On the other hand, The Spirit of the Age (with the exception of some political and philosophical matter) is wholly literary; and may rank with the three sets of Lectures and the Characters of Shakespeare as the main storehouse of Hazlitt’s criticism. Here, too, there is much repetition, and here, at the end of the Scott article, is the almost insane outburst more than once referred to. But the bulk of the book is at Hazlitt’s very best pitch of appreciative grasp.
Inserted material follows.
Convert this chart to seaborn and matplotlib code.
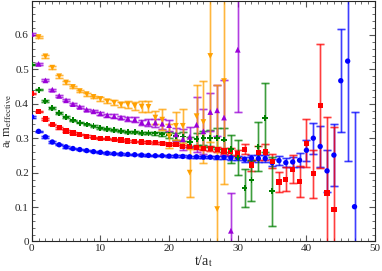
import numpy as np
import pandas as pd
import matplotlib
matplotlib.use("Agg")
import matplotlib.pyplot as plt
import seaborn as sns
from matplotlib.ticker import MultipleLocator

# effective mass data (t, value, error)
blue_t = list(range(0, 48))
blue_m = [0.362, 0.320, 0.304, 0.289, 0.281, 0.275, 0.270, 0.267, 0.264, 0.261,
          0.259, 0.2565, 0.255, 0.254, 0.253, 0.252, 0.251, 0.250, 0.249, 0.249,
          0.248, 0.248, 0.247, 0.246, 0.246, 0.245, 0.245, 0.244, 0.244, 0.243,
          0.243, 0.239, 0.242, 0.241, 0.241, 0.229, 0.235, 0.229, 0.231, 0.236,
          0.265, 0.300, 0.276, 0.205, 0.251, 0.467, 0.524, 0.101]
blue_e = [0.002] * 20 + [0.003] * 8 + [0.004, 0.005, 0.006, 0.007, 0.008, 0.009,
          0.010, 0.011, 0.012, 0.013, 0.014, 0.020, 0.030, 0.045, 0.06, 0.06,
          0.09, 0.15, 0.29, 0.275]

red_t = list(range(0, 45))
red_m = [0.430, 0.378, 0.356, 0.340, 0.330, 0.321, 0.315, 0.311, 0.306, 0.302,
         0.300, 0.300, 0.297, 0.295, 0.292, 0.290, 0.289, 0.288, 0.287, 0.285,
         0.282, 0.282, 0.277, 0.275, 0.273, 0.270, 0.270, 0.267, 0.263, 0.262,
         0.254, 0.268, 0.222, 0.258, 0.260, 0.233, 0.173, 0.181, 0.210, 0.175,
         0.285, 0.197, 0.394, 0.141, 0.093]
red_e = [0.002] * 16 + [0.003] * 8 + [0.004, 0.005, 0.006, 0.007, 0.008, 0.010,
         0.012, 0.014, 0.016, 0.020, 0.022, 0.020, 0.030, 0.035, 0.040, 0.045,
         0.070, 0.070, 0.180, 0.220, 0.240]

green_t = list(range(0, 36))
green_m = [0.514, 0.441, 0.408, 0.388, 0.373, 0.362, 0.352, 0.345, 0.340, 0.335,
           0.330, 0.327, 0.324, 0.320, 0.318, 0.317, 0.316, 0.315, 0.314, 0.311,
           0.309, 0.306, 0.305, 0.289, 0.297, 0.300, 0.300, 0.300, 0.296, 0.268,
           0.244, 0.156, 0.178, 0.276, 0.359, 0.146]
green_e = [0.002] * 12 + [0.003] * 6 + [0.005, 0.006, 0.008, 0.010, 0.012, 0.015,
           0.018, 0.020, 0.025, 0.030, 0.035, 0.040, 0.050, 0.055, 0.060, 0.070,
           0.100, 0.100]

purple_t = list(range(0, 31))
purple_m = [0.603, 0.516, 0.468, 0.441, 0.423, 0.410, 0.399, 0.391, 0.383, 0.378,
            0.372, 0.367, 0.364, 0.360, 0.357, 0.354, 0.346, 0.345, 0.345, 0.342,
            0.338, 0.311, 0.297, 0.304, 0.339, 0.320, 0.376, 0.381, 0.360, 0.031,
            0.557]
purple_e = [0.003] * 10 + [0.004, 0.004, 0.005, 0.005, 0.006, 0.007, 0.008,
            0.010, 0.012, 0.014, 0.016, 0.020, 0.030, 0.030, 0.080, 0.065,
            0.056, 0.075, 0.110, 0.110, 0.180]

orange_t = list(range(1, 29))
orange_m = [0.594, 0.538, 0.505, 0.480, 0.462, 0.449, 0.437, 0.428, 0.420, 0.414,
            0.407, 0.403, 0.398, 0.398, 0.394, 0.392, 0.391, 0.360, 0.354, 0.306,
            0.336, 0.336, 0.200, 0.364, 0.347, 0.539, 0.094, 0.466]
orange_e = [0.004] * 9 + [0.005, 0.006, 0.007, 0.008, 0.010, 0.012, 0.015,
            0.016, 0.020, 0.030, 0.035, 0.040, 0.050, 0.070, 0.090, 0.120,
            0.250, 0.360, 0.300]

series = [
    ("blue", blue_t, blue_m, blue_e, "#0000ff", "o", 15),
    ("red", red_t, red_m, red_e, "#ff0000", "s", 14),
    ("green", green_t, green_m, green_e, "#008000", "P", 17),
    ("purple", purple_t, purple_m, purple_e, "#9a00d8", "^", 17),
    ("orange", orange_t, orange_m, orange_e, "#ffa000", "v", 17),
]

frames = []
for name, t, m, e, c, mk, s in series:
    frames.append(pd.DataFrame({"t": t, "m": m, "err": e, "set": name}))
df = pd.concat(frames, ignore_index=True)

sns.set_style("ticks")
plt.rcParams["font.family"] = ["Liberation Serif", "DejaVu Serif"]
plt.rcParams["mathtext.fontset"] = "stix"

fig = plt.figure(figsize=(3.82, 2.71), dpi=100)
ax = fig.add_axes([0.083, 0.109, 0.899, 0.889])

for name, t, m, e, c, mk, s in series:
    sub = df[df["set"] == name]
    # light wide band plus thin darker line, like the original
    ax.errorbar(sub["t"], sub["m"], yerr=sub["err"], fmt="none", ecolor=c,
                alpha=0.35, elinewidth=1.8, capsize=2.6, capthick=1.8, zorder=2)
    ax.errorbar(sub["t"], sub["m"], yerr=sub["err"], fmt="none", ecolor=c,
                alpha=0.75, elinewidth=0.6, capsize=2.6, capthick=0.6, zorder=2)
    sns.scatterplot(data=sub, x="t", y="m", color=c, marker=mk, s=s,
                    edgecolor="none", ax=ax, zorder=3, legend=False)

ax.set_xlim(0, 50)
ax.set_ylim(0, 0.7)
ax.xaxis.set_major_locator(MultipleLocator(10))
ax.xaxis.set_minor_locator(MultipleLocator(1))
ax.yaxis.set_minor_locator(MultipleLocator(0.02))
ax.set_yticks([0, 0.1, 0.2, 0.3, 0.4, 0.5, 0.6])
ax.set_yticklabels(["0", "0.1", "0.2", "0.3", "0.4", "0.5", "0.6"])
ax.tick_params(which="both", direction="in", top=True, right=True,
               labelsize=8, pad=2, color="#555555")
ax.tick_params(which="major", length=4, width=0.8)
ax.tick_params(which="minor", length=2, width=0.6)
for sp in ax.spines.values():
    sp.set_linewidth(0.8)

ax.set_xlabel(r"t/a$_\mathrm{t}$", fontsize=10, labelpad=0)
ax.set_ylabel(r"a$_\mathrm{t}$ m$_\mathrm{effective}$", fontsize=9, labelpad=1)

fig.savefig("out.png", dpi=100)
If he is anywhere out of focus, it is in reference to Godwin’s novels—the setting of which in any kind of comparison with Scott’s (though Hazlitt was critic enough from the first to see that Godwin could by no possibility be the “Author of Waverley”) is a remarkable instance of the disadvantage of the contemporary, and, to some extent, the sympathiser. But the book certainly goes far to bear out the magnificent eulogy of Hazlitt for which Thackeray[[515]] took it as text, quite early in his career.
Sketches and Essays.
The Sketches and Essays are again very rich, where they are rich; and advertise the absence of riches most frankly where they are not. “On Reading New Books”; not a little of “Merry England”; the whole of “On Taste” and “Why the Heroes of Romances are insipid” speak for themselves, and do not bewray their claim. “Taste,” especially, contains[[516]] one of Hazlitt’s own titles to critical supremacy in his fixing on Perdita’s primrose description as itself supreme, when “the scale of fancy, passion, and observation of nature is raised” high enough. Winterslow. And as for Winterslow, its first and its last papers are “things enskied” in criticism, for the one is “My First Acquaintance with Poets,” and the last “The Farewell to Essay Writing.”